Scopriamo l’intenso Tori e Lokita, il nuovo film dei registi due volte Palma d’Oro Jean-Pierre e Luc Dardenne, nella parole dei due grandi cineasti.
Scopriamo l’intenso Tori e Lokita nelle parole di Jean-Pierre e Luc Dardenne. I registi due volte Palma d’Oro (nel 1999 con Rosetta e nel 2005 con L’enfant, membri dunque del circolo ristretto dei “doppi vincitori”, che vanta nomi come Ford Coppola, Kusturica, Loach, Haneke e Östlund), Maestri nel raccontare la realtà, scavano ancora una volta nell’anima degli spettatori, attraverso la storia di due giovanissimi migranti e del loro legame indissolubile, contro ogni avversità.
Emozionandoci, tra riflessioni e indignazione, con la forza del loro Cinema, nel film vincitore del Premio Speciale per il 75° anniversario al Festival di Cannes.
Andare oltre la narrazione dei media, per raccontare i minorenni migranti non accompagnati, senza relegarli a numeri e statistiche, ma raccontarli come esseri umani unici; un tema al quale i cineasti belgi pensavano da dieci anni, e che si è concretizzato in una storia di sopravvivenza attraverso l’amicizia.
L’amicizia è quella tra Lokita, una ragazza adolescente, e Tori, un bambino appena uscito dall’infanzia, entrambi provenienti dall’Africa, dal Camerun e dal Benin.

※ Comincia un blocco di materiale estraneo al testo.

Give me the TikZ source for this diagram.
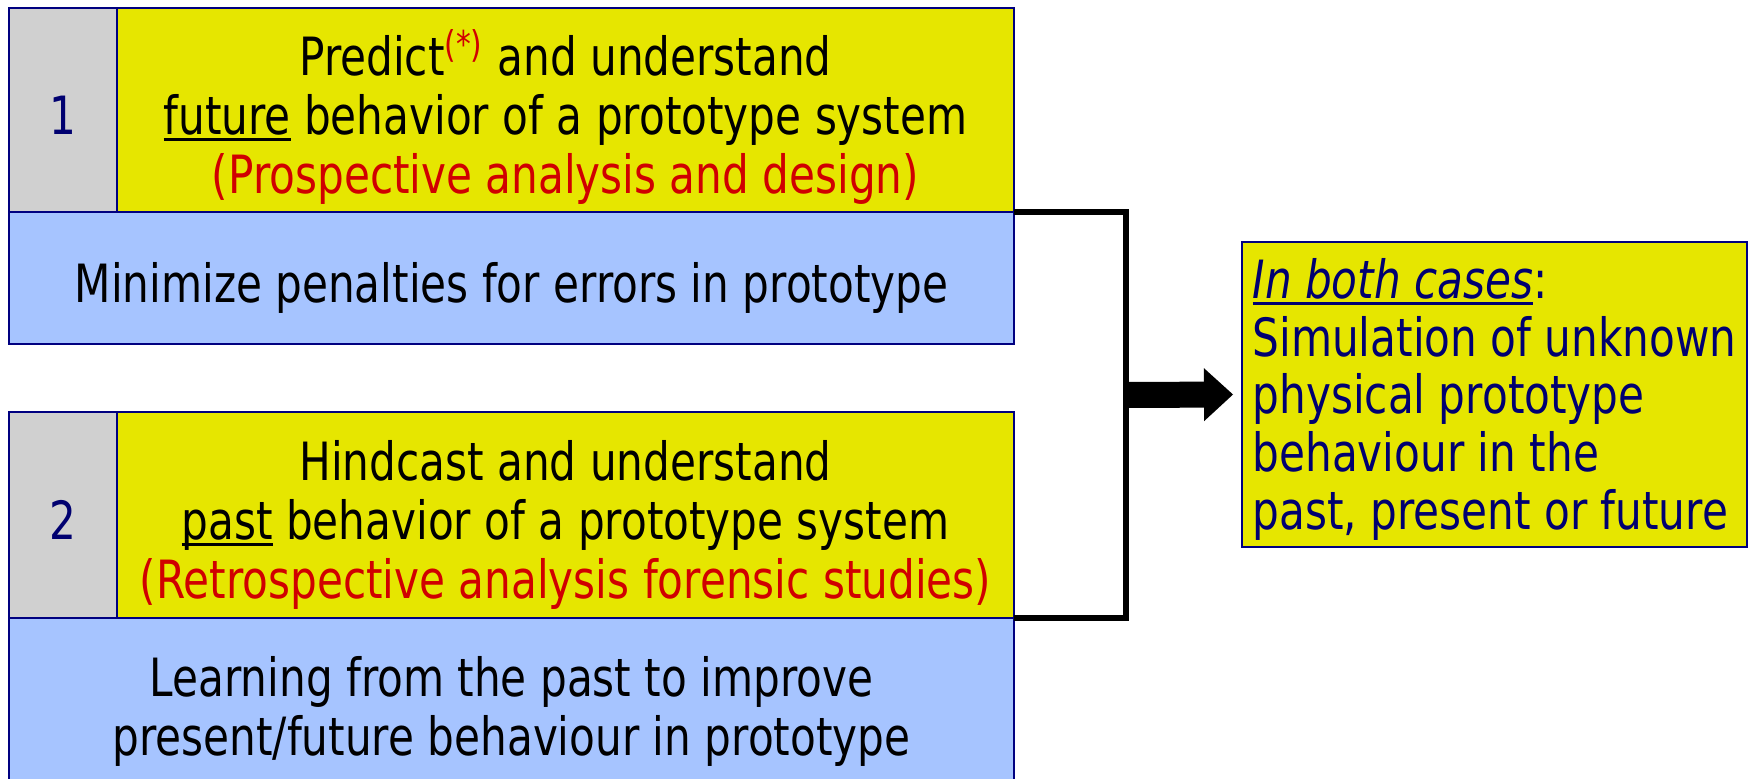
\documentclass[tikz,border=0pt]{standalone}
\usepackage{fontspec}
\setmainfont[FakeStretch=0.8]{DejaVu Sans}
\usetikzlibrary{shapes,arrows.meta,positioning,calc}

\definecolor{boxyellow}{HTML}{E6E600}
\definecolor{boxgray}{HTML}{D0D0D0}
\definecolor{boxblue}{HTML}{A6C4FF}
\definecolor{navyline}{HTML}{000080}
\definecolor{navytext}{HTML}{000070}
\definecolor{redtext}{HTML}{D00000}

% thick underline close to the baseline
\newcommand{\thickul}[1]{\setbox0\hbox{#1}\rlap{\rule[-1.8pt]{\wd0}{0.9pt}}\box0{}}
% struts for the first and last line of a cell
\newcommand{\topstrut}{\rule{0pt}{17.6pt}}
\newcommand{\botstrut}{\rule[-3.6pt]{0pt}{3.6pt}}

\begin{document}
\begin{tikzpicture}[x=0.1mm, y=-0.1mm]
    % Define styles
    \tikzset{
        cell/.style={draw=navyline, line width=0.8pt, rectangle, inner sep=0pt, outer sep=0pt, align=center,
            font=\fontsize{15}{16.8}\selectfont},
        numcell/.style={cell, fill=boxgray, text=navytext, minimum width=10.8mm},
        taskcell/.style={cell, fill=boxyellow, minimum width=89.7mm},
        gaincell/.style={cell, fill=boxblue, minimum width=100.5mm},
        bracket/.style={line width=1.6pt, line join=miter},
        bigarrow/.style={line width=2.6mm, -{Triangle[length=2.9mm, width=5.3mm, line width=0pt]}}
    }
    \useasboundingbox (0,0) rectangle (1750,779);
    \clip (0,0) rectangle (1750,779);

    % Place nodes
    \node[numcell, minimum height=20.4mm] (num1) at (63,110) {\topstrut 1\botstrut};
    \node[taskcell, minimum height=20.4mm] (task1) at (565.5,110) {\topstrut Predict\textsuperscript{\smash{\color{redtext}(*)}} and understand\\ \thickul{future} behavior of a prototype system\\ \textcolor{redtext}{(Prospective analysis and design)}\botstrut};
    \node[gaincell, minimum height=13.2mm] (gain1) at (511.5,278) {\topstrut Minimize penalties for errors in prototype\botstrut};

    \node[numcell, minimum height=20.6mm] (num2) at (63,515) {\topstrut 2\botstrut};
    \node[taskcell, minimum height=20.6mm] (task2) at (565.5,515) {\topstrut Hindcast and understand\\ \thickul{past} behavior of a prototype system\\ \textcolor{redtext}{(Retrospective analysis forensic studies)}\botstrut};
    \node[gaincell, minimum height=16.6mm] (gain2) at (511.5,701) {\topstrut Learning from the past to improve\\ present/future behaviour in prototype\botstrut};

    \node[cell, fill=boxyellow, text=navytext, align=left, minimum width=50.5mm, minimum height=30.5mm,
        font=\fontsize{15}{16.4}\selectfont] (result) at (1494.5,394.5) {\rule{0pt}{14.6pt}\thickul{\textit{In both cases}}:\\ Simulation of unknown\\ physical prototype\\ behaviour in the\\ past, present or future\botstrut};

    \coordinate (join) at (1126,395);

    % Draw bracket and arrow
    \draw[bracket] (task1.south east) -| (join) |- (task2.south east);
    \draw[bigarrow] (join) -- ([xshift=-0.9mm]result.west);
\end{tikzpicture}
\end{document}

Tori e Lokita (interpretati, come spesso nella filmografia dei Dardenne, da attori non professionisti, i sorprendenti Pablo Schils e Joely Mbundu) possono contare solamente l’uno sull’altra, per affrontare le difficoltà della vita lontani da casa. Ma in Belgio, dove sono arrivati dopo un lungo e difficile viaggio, la burocrazia sembra destinata a separarli, perché Lokita non ha i documenti necessari.
Il legame tra i due è qualcosa che va oltre la “semplice” sopravvivenza, raccontano i registi: «non si tratta solo di essere presenti l’uno per l’altro, di aiutarsi a vicenda a pagare i contrabbandieri, a regolarizzare la propria situazione, a trovare lavoro sul mercato nero, inviare denaro alle famiglie… Si tratta anche di non poter stare l’uno senza l’altro, di amarsi come fratello e sorella, di formare una famiglia per non rimanere soli nel buio con i propri incubi, per lasciarsi consolare da un gesto, da una parola o da una canzone, per non sprofondare nella solitudine e negli attacchi di panico.»
Insieme i due ragazzini parano i colpi della vita in esilio, reagiscono, si ribellano all’indifferenza e a un destino segnato, che accomuna tristemente migliaia di giovani arrivati faticosamente in Europa. Si sostengono, diventano famiglia.
Lo sguardo dei Dardenne indugia sulla loro umanità, sui loro giochi, sulle canzoni che cantano insieme (l’indimenticabile Alla fiera dell’Est di Angelo Branduardi, imparata durante la permanenza in Sicilia, dove Tori e Lokita sono “diventati” fratelli”) e sui gesti di tenerezza reciproca che rivelano la forza del loro legame più di qualsiasi dichiarazione.
Nati documentaristi, i Dardenne scelgono di non limitarsi a fotografare una realtà che pure troppo spesso preferiamo non guardare; anzi la amplificano, la rendono ancora più reale attraverso il racconto di questa amicizia che non viene mai meno, riuscendo a far riflettere e indignare.
«La loro situazione di adolescenti esiliati, abbandonati, sfruttati e umiliati ha acquisito una nuova dimensione grazie alla loro amicizia, che si è rafforzata grazie alla loro capacità di reagire e, senza volerlo, il nostro film è diventato anche una denuncia della situazione violenta e ingiusta vissuta da questi giovani in esilio nel nostro Paese, in Europa.»
All’interno di una trama dal ritmo serrato, che attinge a piene mani dai film thriller e d’avventura, raccontano che «la sfida che abbiamo affrontato come registi è stata quella di filmare il sostegno e la tenerezza che vengono fuori dall’amicizia tra i due protagonisti, che si spinge fino all’estremo sacrificio di sé per salvare l’altro.»
Il risultato è un film che appassiona, coinvolge… e che colpisce dritto al cuore, non attraverso il pietismo, ma attraverso l’empatia.